Il est ensuite question de qui se rencontre dans le voyage et aux frontières : tout au long du périple de ces hommes, femmes et enfants en fuite d’un péril, dont les corps surexposés intègrent violences et douleurs, et deviennent corps réfugié. Dans ou autour des camps de transit, sur la mer Méditerranée ou dans le désert du Niger, en France ou en Italie, à toutes les frontières, et même dans le pays d’arrivée, il se transforme en un « corps frontière ». Géographes, linguistes, littéraires, historiens, psychanalystes, cinéastes se saisissent de ces représentations de l’individu en transit, en prêtant attention, en particulier, aux dimensions genrées de telles expériences.

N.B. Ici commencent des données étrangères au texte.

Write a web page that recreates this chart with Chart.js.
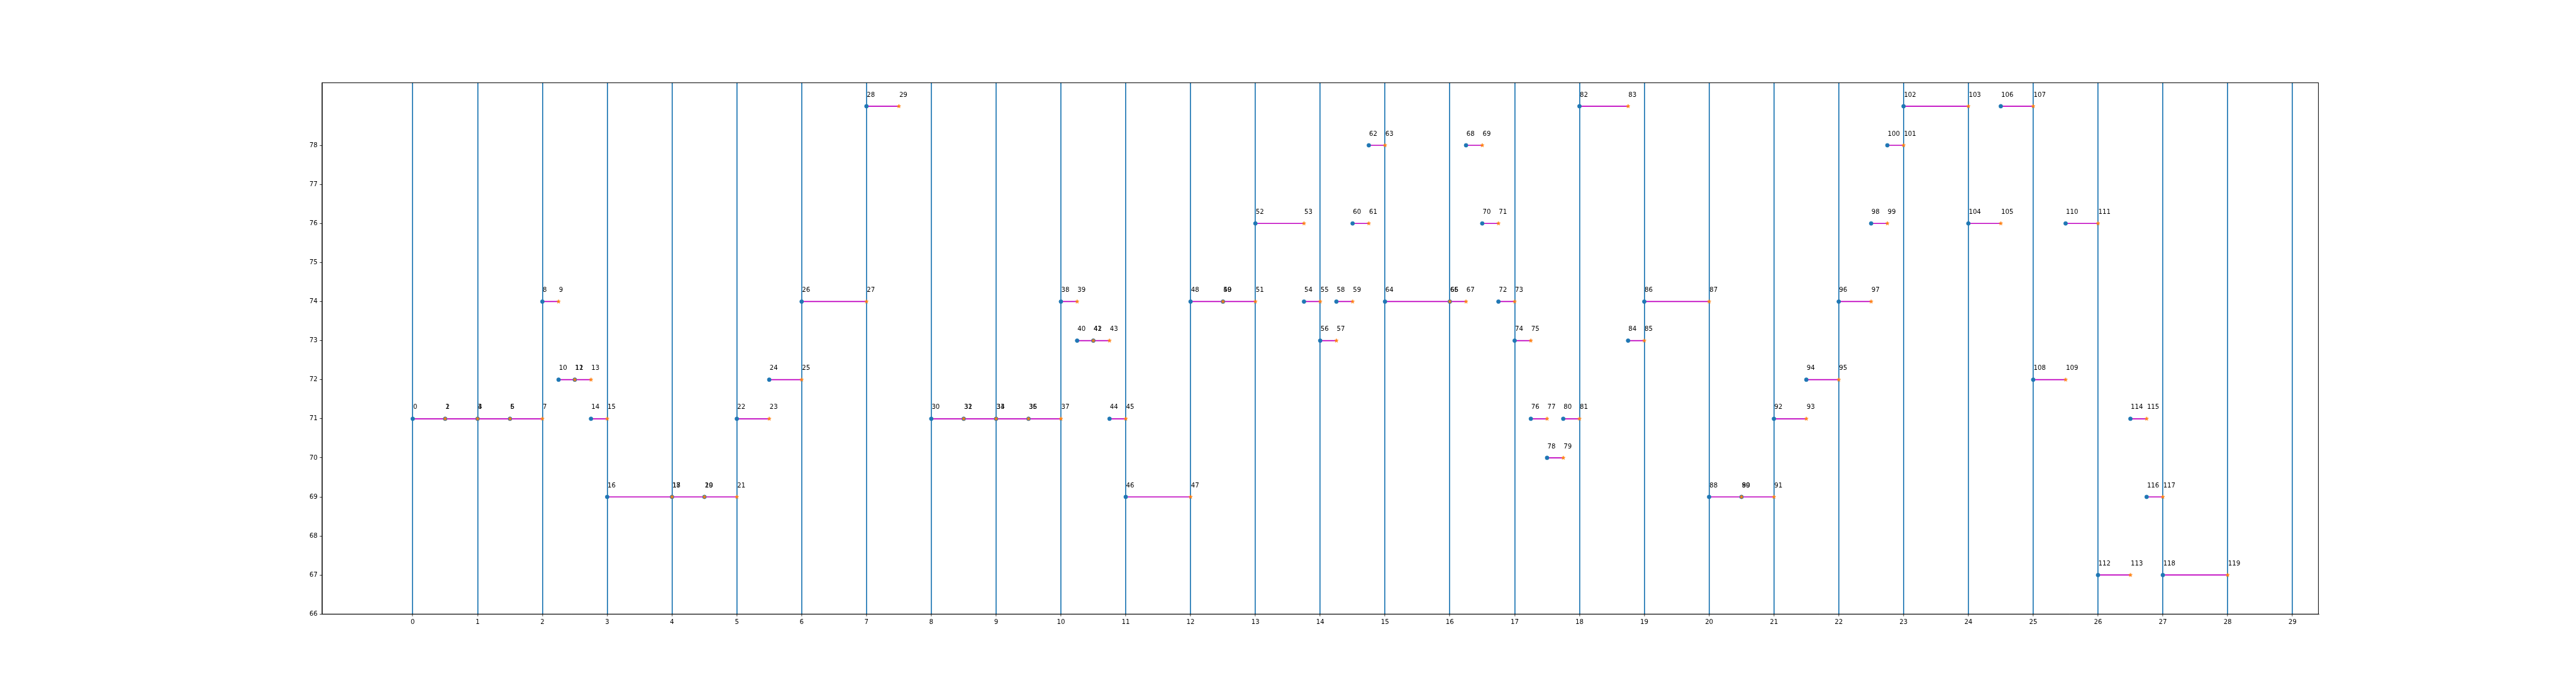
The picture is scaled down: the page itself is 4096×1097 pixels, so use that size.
<!DOCTYPE html>
<html>
<head>
<meta charset="utf-8">
<script src="https://cdn.jsdelivr.net/npm/chart.js@4/dist/chart.umd.min.js"></script>
<style>
  html, body { margin: 0; padding: 0; background: #fff; }
  canvas { display: block; }
</style>
</head>
<body>
<canvas id="c" width="4096" height="1097"></canvas>
<script>
// ---- data ----
const segStart = [0, 0.5, 1, 1.5, 2, 2.25, 2.5, 2.75, 3, 4, 4.5, 5, 5.5, 6, 7,
  8, 8.5, 9, 9.5, 10, 10.25, 10.5, 10.75, 11, 12, 12.5, 13, 13.75, 14, 14.25,
  14.5, 14.75, 15, 16, 16.25, 16.5, 16.75, 17, 17.25, 17.5, 17.75, 18, 18.75, 19, 20,
  20.5, 21, 21.5, 22, 22.5, 22.75, 23, 24, 24.5, 25, 25.5, 26, 26.5, 26.75, 27];
const segEnd = [0.5, 1, 1.5, 2, 2.25, 2.5, 2.75, 3, 4, 4.5, 5, 5.5, 6, 7, 7.5,
  8.5, 9, 9.5, 10, 10.25, 10.5, 10.75, 11, 12, 12.5, 13, 13.75, 14, 14.25, 14.5,
  14.75, 15, 16, 16.25, 16.5, 16.75, 17, 17.25, 17.5, 17.75, 18, 18.75, 19, 20, 20.5,
  21, 21.5, 22, 22.5, 22.75, 23, 24, 24.5, 25, 25.5, 26, 26.5, 26.75, 27, 28];
const segLevel = [71, 71, 71, 71, 74, 72, 72, 71, 69, 69, 69, 71, 72, 74, 79,
  71, 71, 71, 71, 74, 73, 73, 71, 69, 74, 74, 76, 74, 73, 74,
  76, 78, 74, 74, 78, 76, 74, 73, 71, 70, 71, 79, 73, 74, 69,
  69, 71, 72, 74, 76, 78, 79, 76, 79, 72, 76, 67, 71, 69, 67];
const xTicks = [0,1,2,3,4,5,6,7,8,9,10,11,12,13,14,15,16,17,18,19,20,21,22,23,24,25,26,27,28,29];
const yTicks = [66,67,68,69,70,71,72,73,74,75,76,77,78];
const vLines = xTicks;

// ---- derived tables for the library ----
const startPts = segStart.map((x, i) => ({x: x, y: segLevel[i]}));
const endPts = segEnd.map((x, i) => ({x: x, y: segLevel[i]}));
const startLabels = segStart.map((_, i) => String(2 * i));
const endLabels = segEnd.map((_, i) => String(2 * i + 1));
const linePts = [];
segStart.forEach((x, i) => {
  linePts.push({x: x, y: segLevel[i]});
  linePts.push({x: segEnd[i], y: segLevel[i]});
  linePts.push({x: segEnd[i], y: null});
});

const S = 0.731;
const BLUE = '#1f77b4', ORANGE = '#ff7f0e', MAGENTA = '#bf00bf';
const FONT = 'DejaVu Sans';
const fs = 13.9 * S;

function makeStar(color, R) {
  const c = document.createElement('canvas');
  const s = Math.ceil(2 * R + 3);
  c.width = s; c.height = s;
  const g = c.getContext('2d');
  const cx = s / 2, cy = s / 2, r = R * 0.381966;
  g.beginPath();
  for (let k = 0; k < 10; k++) {
    const a = -Math.PI / 2 + k * Math.PI / 5;
    const rr = (k % 2 === 0) ? R : r;
    const px = cx + rr * Math.cos(a), py = cy + rr * Math.sin(a);
    if (k === 0) g.moveTo(px, py); else g.lineTo(px, py);
  }
  g.closePath();
  g.fillStyle = color; g.fill();
  g.lineWidth = 0.7; g.strokeStyle = color; g.lineJoin = 'miter'; g.stroke();
  return c;
}
const starImg = makeStar(ORANGE, 4.3 * S);

const frame = {
  id: 'frame',
  afterDraw(chart) {
    const {ctx, chartArea: a} = chart;
    ctx.save();
    ctx.strokeStyle = '#000';
    ctx.lineWidth = 1;
    ctx.strokeRect(a.left, a.top, a.right - a.left, a.bottom - a.top);
    ctx.restore();
  }
};

const pointText = {
  id: 'pointText',
  afterDatasetsDraw(chart) {
    const ctx = chart.ctx;
    ctx.save();
    ctx.font = fs + 'px "' + FONT + '"';
    ctx.fillStyle = '#000';
    ctx.textAlign = 'left';
    ctx.textBaseline = 'alphabetic';
    const items = [];
    chart.data.datasets.forEach((ds, di) => {
      if (!ds.pointLabels) return;
      chart.getDatasetMeta(di).data.forEach((el, j) => {
        items.push({n: +ds.pointLabels[j], x: el.x, y: el.y, t: ds.pointLabels[j]});
      });
    });
    items.sort((p, q) => p.n - q.n);
    items.forEach(p => ctx.fillText(p.t, p.x + 0.6, p.y - 21 * S));
    ctx.restore();
  }
};

new Chart(document.getElementById('c'), {
  type: 'scatter',
  data: {
    datasets: [
      {
        label: 'segments', data: linePts, showLine: true, spanGaps: false,
        borderColor: MAGENTA, borderWidth: 1.7, pointRadius: 0,
        pointHoverRadius: 0, order: 3
      },
      {
        label: 'start', data: startPts, pointLabels: startLabels,
        pointStyle: 'circle', pointRadius: 4.2 * S, borderWidth: 1.0 * S,
        backgroundColor: BLUE, borderColor: BLUE, order: 2
      },
      {
        label: 'end', data: endPts, pointLabels: endLabels,
        pointStyle: starImg, pointRadius: 4.2 * S,
        backgroundColor: ORANGE, borderColor: ORANGE, order: 1
      }
    ]
  },
  options: {
    responsive: false,
    animation: false,
    events: [],
    layout: { padding: { left: 0, right: 4096 - 0.9 * 4096, top: 0.12 * 1097, bottom: 0 } },
    plugins: { legend: { display: false }, tooltip: { enabled: false } },
    scales: {
      x: {
        type: 'linear', min: -1.4, max: 29.4,
        afterBuildTicks: (s) => { s.ticks = vLines.map(v => ({value: v})); },
        afterFit: (s) => { s.height = 1097 - 0.89 * 1097; },
        grid: {
          display: true, drawOnChartArea: true, drawTicks: true,
          color: BLUE, lineWidth: 1.7,
          tickColor: '#000', tickWidth: 0.8, tickLength: 3.5 * 1.389 * S
        },
        border: { display: true, color: '#000', width: 1 },
        ticks: {
          color: '#000', padding: 3.5 * 1.389 * S, maxRotation: 0, autoSkip: false,
          font: { family: FONT, size: fs },
          callback: (v) => String(v)
        }
      },
      y: {
        type: 'linear', min: 66, max: 79.6,
        afterBuildTicks: (s) => { s.ticks = yTicks.map(v => ({value: v})); },
        afterFit: (s) => { s.width = 0.125 * 4096; },
        grid: {
          display: true, drawOnChartArea: false, drawTicks: true,
          tickColor: '#000', tickWidth: 0.8, tickLength: 3.5 * 1.389 * S
        },
        border: { display: true, color: '#000', width: 1 },
        ticks: {
          color: '#000', padding: 3.5 * 1.389 * S, autoSkip: false,
          font: { family: FONT, size: fs },
          callback: (v) => String(v)
        }
      }
    }
  },
  plugins: [frame, pointText]
});
</script>
</body>
</html>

Ce qui nous a conduits à nous demander ce qu’est la mémoire personnelle des réfugiés. Existe-elle ? C’était la question du philosophe Günther Anders, lui-même réfugié, qui disait : « Je ne puis me souvenir. Les émigrés en sont incapables » – le trauma peut agir en ce sens –. Nous la discutons, en particulier dans la langue, en poésie, au théâtre, dans le dessin : autant de moyens pour protéger sa mémoire, conserver ou exhumer celle des disparus, les articuler avec une mémoire collective, nationale ou non, trouver d’autres voix par la création.
Nous terminons donc sur ce qui reste : les traces des camps pourtant effacés, des objets, des livres, des mémoires familiales, des musées. Ce qui donne une matérialité à la mémoire réfugiée.
Ces témoignages, analyses et réflexions sont autant d’ouvertures qui invitent à communiquer, regarder, accueillir et aider différemment ces hommes, femmes et enfants à la recherche d’un refuge, dans des espaces et à une époque où « il s’agit de réconcilier, de construire une mémoire commune ou une dynamique de solidarité » (Wihtol de Wenden, p. 8).
Œuvres citées
Akoka, Karen, 2020, L’Asile et l’exil. Une histoire de la distinction réfugiés/migrants, Paris, La Découverte.
Chamoiseau, Patrick, 2017, Frères migrants, Paris, Le Seuil.
Cosnay, Marie & Mathieu Potte-Bonneville, 2019, Voir venir. Écrire l’hospitalité, Paris, Stock.
Héran, François, 2017, « De la crise des migrants à la crise de l’Europe », in Patrick Boucheron (dir.), Migrations, réfugiés, exil, Paris, Odile Jacob.
Planas, Natividad, 2017/2, « Introduction : une archéologie de l’exclusion », Revue d’histoire moderne &contemporaine, n° 64-2, Paris, Belin. [en ligne]
https://www.cairn.info/revue-d-histoire-moderne-et-contemporaine-2017-2-page-7.htm (31/01/2024).
Wihtol de Wenden, Catherine, 2022, Figures de l’Autre. Perception du migrant en France, 1870-2022, Paris, CNRS Éditions.
[1] La sociologue Karen Akoka commente l’usage de la catégorie administrative : « Un réfugié est simplement une personne à qui le qualificatif a été appliqué. […] Considérer le réfugié comme le produit d’une opération de classification ne revient pas à adopter la réponse de l’institution, à croire en la substance de la catégorie et penser qu’elle caractérise l’expérience des personnes qu’elle regroupe. Ce choix permet plutôt de prendre acte de la dimension performative de la nomination et de se maintenir à bonne distance de la question polémique du “vrai” et du “faux”. » (Akoka, p. 8).